Our reading is that after Saturday’s campaigning there’s a mood of nervousness in the Labour camp but that is not matched by a big change in confidence levels amongst LD backers.

This has all resulted in very little betting and not much liquidity in the market. Over the past couple of days Labour had been pushed to 1/6 when backers were obviously feeling more bullish.

Image http://www.aperfectworld.org/clipart/cartoons/promise.gif



h1

Can Chris Rennard turn the battle of the blog in Hartlepool?

Saturday, September 25th, 2004

rennard

    Labour – speaking up for drunks and irresponsible pet owners

With the campaign going into its final weekend Labour remain very firm favourites to hold onto the seat vacated by Peter Mandelson. If you want to bet on Labour then the best price is 2/5 from PaddyPower. For the Lib Dems the fluctuating Betfair betting exchange price seems to offer the best value.

    The betting odds are in spite of Labour following precisely the same type of campaign that saw a 28% collapse in Birmingham Hodge Hill and brought them to within a few hundred votes of losing the seat.

The aim has been to find a chink in the LD candidate and focus everything on that. In Birmingham it was the candidate’s job in the mobile phone industry – in Hartlepool it’s some unwise comments made on her campaign blog.
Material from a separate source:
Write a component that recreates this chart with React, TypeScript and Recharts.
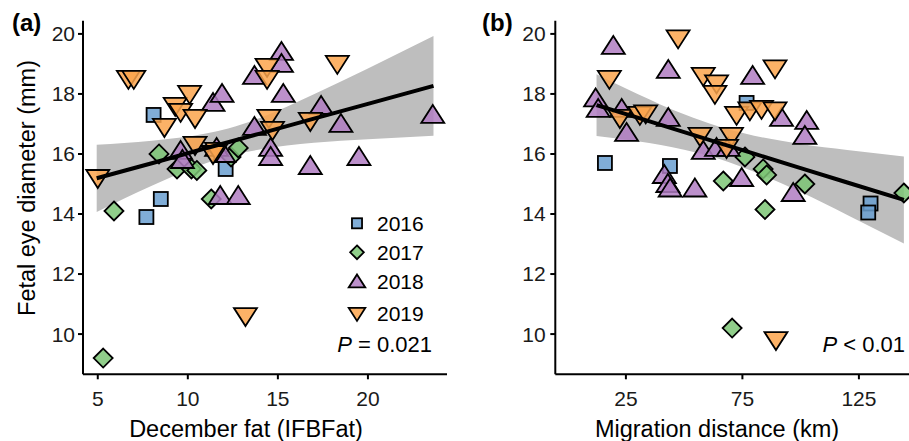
import React from 'react';
import { ComposedChart, Scatter, Area, Line, XAxis, YAxis } from 'recharts';

const years = ['2016', '2017', '2018', '2019'];
const colors: Record<string, string> = {
  '2016': '#6a9fd0',
  '2017': '#7cc576',
  '2018': '#b07cc2',
  '2019': '#fca44c',
};

// (a) December fat vs fetal eye diameter
const fat2016 = [
  { x: 8.1, y: 17.3 }, { x: 12.1, y: 15.5 }, { x: 8.5, y: 14.5 }, { x: 7.7, y: 13.9 },
];
const fat2017 = [
  { x: 8.4, y: 16.0 }, { x: 9.4, y: 15.5 }, { x: 10.2, y: 15.5 }, { x: 10.5, y: 15.45 },
  { x: 11.3, y: 14.5 }, { x: 12.4, y: 15.9 }, { x: 12.8, y: 16.2 }, { x: 5.9, y: 14.1 },
  { x: 5.3, y: 9.2 },
];
const fat2018 = [
  { x: 9.6, y: 16.1 }, { x: 9.7, y: 15.8 }, { x: 11.4, y: 17.7 }, { x: 11.9, y: 18.0 },
  { x: 11.6, y: 16.2 }, { x: 12.0, y: 16.0 }, { x: 11.8, y: 14.6 }, { x: 12.8, y: 14.6 },
  { x: 13.7, y: 18.6 }, { x: 15.2, y: 19.4 }, { x: 15.2, y: 19.0 }, { x: 15.3, y: 18.0 },
  { x: 13.7, y: 16.9 }, { x: 14.6, y: 16.2 }, { x: 14.6, y: 15.9 }, { x: 16.8, y: 15.6 },
  { x: 17.4, y: 17.6 }, { x: 18.5, y: 17.0 }, { x: 19.5, y: 15.9 }, { x: 23.6, y: 17.3 },
];
const fat2019 = [
  { x: 5.0, y: 15.2 }, { x: 6.7, y: 18.5 }, { x: 7.0, y: 18.5 }, { x: 9.3, y: 17.6 },
  { x: 9.6, y: 17.4 }, { x: 10.1, y: 18.0 }, { x: 10.4, y: 17.2 }, { x: 8.7, y: 16.9 },
  { x: 10.4, y: 16.3 }, { x: 11.6, y: 16.1 }, { x: 11.4, y: 16.0 }, { x: 14.4, y: 18.9 },
  { x: 14.4, y: 18.5 }, { x: 14.5, y: 17.2 }, { x: 14.7, y: 16.8 }, { x: 16.8, y: 17.1 },
  { x: 18.3, y: 19.0 }, { x: 13.2, y: 10.6 },
];
const fatBandX = [4.94, 8, 11, 12.24, 14, 17, 20, 23.64];
const fatBandLo = [14.07, 14.94, 15.69, 15.93, 16.15, 16.37, 16.49, 16.61];
const fatBandHi = [16.31, 16.44, 16.68, 16.85, 17.2, 17.99, 18.85, 19.93];
const fatFit = [15.19, 15.69, 16.19, 16.39, 16.68, 17.18, 17.67, 18.27];

// (b) migration distance vs fetal eye diameter
const mig2016 = [
  { x: 16.0, y: 15.7 }, { x: 43.9, y: 15.6 }, { x: 76.8, y: 17.7 }, { x: 130.0, y: 14.35 },
  { x: 129.0, y: 14.05 },
];
const mig2017 = [
  { x: 76.1, y: 15.9 }, { x: 66.8, y: 15.1 }, { x: 83.9, y: 15.5 }, { x: 85.4, y: 15.3 },
  { x: 101.8, y: 15.0 }, { x: 84.7, y: 14.15 }, { x: 144.3, y: 14.7 }, { x: 70.6, y: 10.2 },
];
const mig2018 = [
  { x: 19.6, y: 19.6 }, { x: 12.0, y: 17.85 }, { x: 13.1, y: 17.5 }, { x: 23.2, y: 17.5 },
  { x: 25.3, y: 16.7 }, { x: 43.2, y: 18.8 }, { x: 43.2, y: 17.2 }, { x: 41.5, y: 15.3 },
  { x: 43.0, y: 15.0 }, { x: 44.0, y: 14.85 }, { x: 54.6, y: 14.85 }, { x: 58.2, y: 16.1 },
  { x: 63.9, y: 16.2 }, { x: 68.9, y: 16.2 }, { x: 74.7, y: 15.2 }, { x: 79.4, y: 18.6 },
  { x: 91.8, y: 17.2 }, { x: 102.6, y: 17.1 }, { x: 101.8, y: 16.6 }, { x: 96.8, y: 14.7 },
];
const mig2019 = [
  { x: 17.9, y: 18.5 }, { x: 47.4, y: 19.85 }, { x: 22.4, y: 17.2 }, { x: 31.0, y: 17.3 },
  { x: 33.5, y: 17.35 }, { x: 58.2, y: 18.6 }, { x: 63.9, y: 18.35 }, { x: 63.2, y: 18.0 },
  { x: 72.5, y: 17.3 }, { x: 78.2, y: 17.45 }, { x: 83.2, y: 17.5 }, { x: 89.0, y: 17.45 },
  { x: 89.0, y: 18.85 }, { x: 56.8, y: 16.6 }, { x: 70.3, y: 16.6 }, { x: 68.2, y: 16.2 },
  { x: 89.4, y: 9.8 },
];
const migBandX = [12.4, 30, 50, 64.5, 80, 100, 120, 144.3];
const migBandLo = [16.6, 16.42, 16.14, 15.85, 15.41, 14.73, 13.97, 13.02];
const migBandHi = [18.66, 18.0, 17.32, 16.92, 16.61, 16.33, 16.13, 15.92];
const migFit = [17.63, 17.21, 16.73, 16.38, 16.01, 15.53, 15.05, 14.47];

const yTicks = [10, 12, 14, 16, 18, 20];
const fatTicks = [5, 10, 15, 20];
const migTicks = [25, 75, 125];

const fatSeries: Record<string, { x: number; y: number }[]> = {
  '2016': fat2016, '2017': fat2017, '2018': fat2018, '2019': fat2019,
};
const migSeries: Record<string, { x: number; y: number }[]> = {
  '2016': mig2016, '2017': mig2017, '2018': mig2018, '2019': mig2019,
};

const fatBand = fatBandX.map((x, i) => ({ x, range: [fatBandLo[i], fatBandHi[i]], fit: fatFit[i] }));
const migBand = migBandX.map((x, i) => ({ x, range: [migBandLo[i], migBandHi[i]], fit: migFit[i] }));

const FONT = '"Liberation Sans", Arial, sans-serif';

// marker drawing, s = scale
const marker = (year: string, cx: number, cy: number, s = 1) => {
  const fill = colors[year];
  const common = { fill, fillOpacity: 0.85, stroke: '#000', strokeWidth: 1.8, strokeLinejoin: 'miter' as const };
  if (year === '2016') {
    const h = 7 * s;
    return <rect x={cx - h} y={cy - h} width={2 * h} height={2 * h} {...common} />;
  }
  if (year === '2017') {
    const h = 9.5 * s;
    return <polygon points={`${cx},${cy - h} ${cx + h},${cy} ${cx},${cy + h} ${cx - h},${cy}`} {...common} />;
  }
  if (year === '2018') {
    const w = 11.5 * s;
    return <polygon points={`${cx},${cy - 10 * s} ${cx + w},${cy + 8 * s} ${cx - w},${cy + 8 * s}`} {...common} />;
  }
  const w = 11.5 * s;
  return <polygon points={`${cx - w},${cy - 8 * s} ${cx + w},${cy - 8 * s} ${cx},${cy + 10 * s}`} {...common} />;
};

const axisProps = {
  axisLine: { stroke: '#000', strokeWidth: 2 },
  tickLine: { stroke: '#000', strokeWidth: 2 },
  tick: { fill: '#1a1a1a', fontSize: 21, fontFamily: FONT },
  tickSize: 5,
};

const Panel = ({ band, series, xDomain, xTicks, width, yWidth, right, yMargin }: any) => (
  <ComposedChart
    width={width}
    height={441}
    data={band}
    margin={{ top: 20.7, right, bottom: 36.7, left: 0 }}
  >
    <XAxis
      type="number"
      dataKey="x"
      domain={xDomain}
      ticks={xTicks}
      allowDataOverflow
      height={30}
      tickMargin={12}
      {...axisProps}
    />
    <YAxis
      type="number"
      dataKey="y"
      domain={[8.66, 20.44]}
      ticks={yTicks}
      allowDataOverflow
      width={yWidth}
      tickMargin={yMargin}
      {...axisProps}
    />
    <Area
      dataKey="range"
      type="monotone"
      stroke="none"
      fill="#bebebe"
      fillOpacity={1}
      isAnimationActive={false}
      zIndex={100}
    />
    {years.map((yr) => (
      <Scatter
        key={yr}
        data={series[yr]}
        dataKey="y"
        isAnimationActive={false}
        zIndex={200}
        shape={(p: any) => marker(yr, p.cx, p.cy)}
      />
    ))}
    <Line
      dataKey="fit"
      type="linear"
      stroke="#000"
      strokeWidth={4}
      dot={false}
      isAnimationActive={false}
      zIndex={300}
    />
  </ComposedChart>
);

const legendRows = [223.3, 252.3, 281.7, 313.7];

export default function App() {
  return (
    <div
      style={{
        position: 'absolute', left: 0, top: 0, width: 909, height: 441,
        overflow: 'hidden', background: '#fff', fontFamily: FONT,
      }}
    >
      <div style={{ position: 'absolute', left: 0, top: 0 }}>
        <Panel band={fatBand} series={fatSeries} xDomain={[4.18, 24.39]} xTicks={fatTicks}
          width={460} yWidth={83} right={13} yMargin={3} />
      </div>
      <div style={{ position: 'absolute', left: 460, top: 0 }}>
        <Panel band={migBand} series={migSeries} xDomain={[-5.3, 146.5]} xTicks={migTicks}
          width={449} yWidth={95.3} right={0} yMargin={4.6} />
      </div>
      <svg width={909} height={441} style={{ position: 'absolute', left: 0, top: 0, pointerEvents: 'none' }}>
        <text x={12} y={31} fontSize={24} fontWeight="bold" fill="#000" fontFamily={FONT}>(a)</text>
        <text x={482} y={31} fontSize={24} fontWeight="bold" fill="#000" fontFamily={FONT}>(b)</text>
        <text x={35} y={188} fontSize={23.5} textAnchor="middle" fill="#000" fontFamily={FONT}
          transform="rotate(-90 35 188)">Fetal eye diameter (mm)</text>
        <text x={246} y={437} fontSize={23.5} textAnchor="middle" fill="#000" fontFamily={FONT}>December fat (IFBFat)</text>
        <text x={717} y={437} fontSize={23.5} textAnchor="middle" fill="#000" fontFamily={FONT}>Migration distance (km)</text>
        {years.map((yr, i) => (
          <g key={yr}>
            {marker(yr, 357, legendRows[i], 0.72)}
            <text x={377} y={legendRows[i] + 7.5} fontSize={21} fill="#000" fontFamily={FONT}>{yr}</text>
          </g>
        ))}
        <text x={432} y={352} fontSize={22} textAnchor="end" fill="#000" fontFamily={FONT}>
          <tspan fontStyle="italic">P</tspan> = 0.021
        </text>
        <text x={905} y={352} fontSize={22} textAnchor="end" fill="#000" fontFamily={FONT}>
          <tspan fontStyle="italic">P</tspan> &lt; 0.01
        </text>
      </svg>
    </div>
  );
}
In it she described canvassing in one part of Hartlepool where everybody was “drunk, flanked by an angry dog or undressed.” They’ve even gone to the extent of arranging a poster van featuring the remark to be driven round the streets , they’ve started a “pride in Harlepool petition” and have organised a photo-call.

This is a high risk stategy especially in view of what happened in Hodge Hill. It appeals to activists but does it appeal to voters who might wonder why issues like the NHS, eduaction, law and order and Iraq are not being high-lighted? The Birmingham outcome indicates that electors don’t like this approach.

Lord Chris Rennard, above, who is masterminding the LD campaign has built up a formidable reputation by finding the issues that resonate with electors in by-elections. Watch for the way he might turn this round on Labour – could he develop this line?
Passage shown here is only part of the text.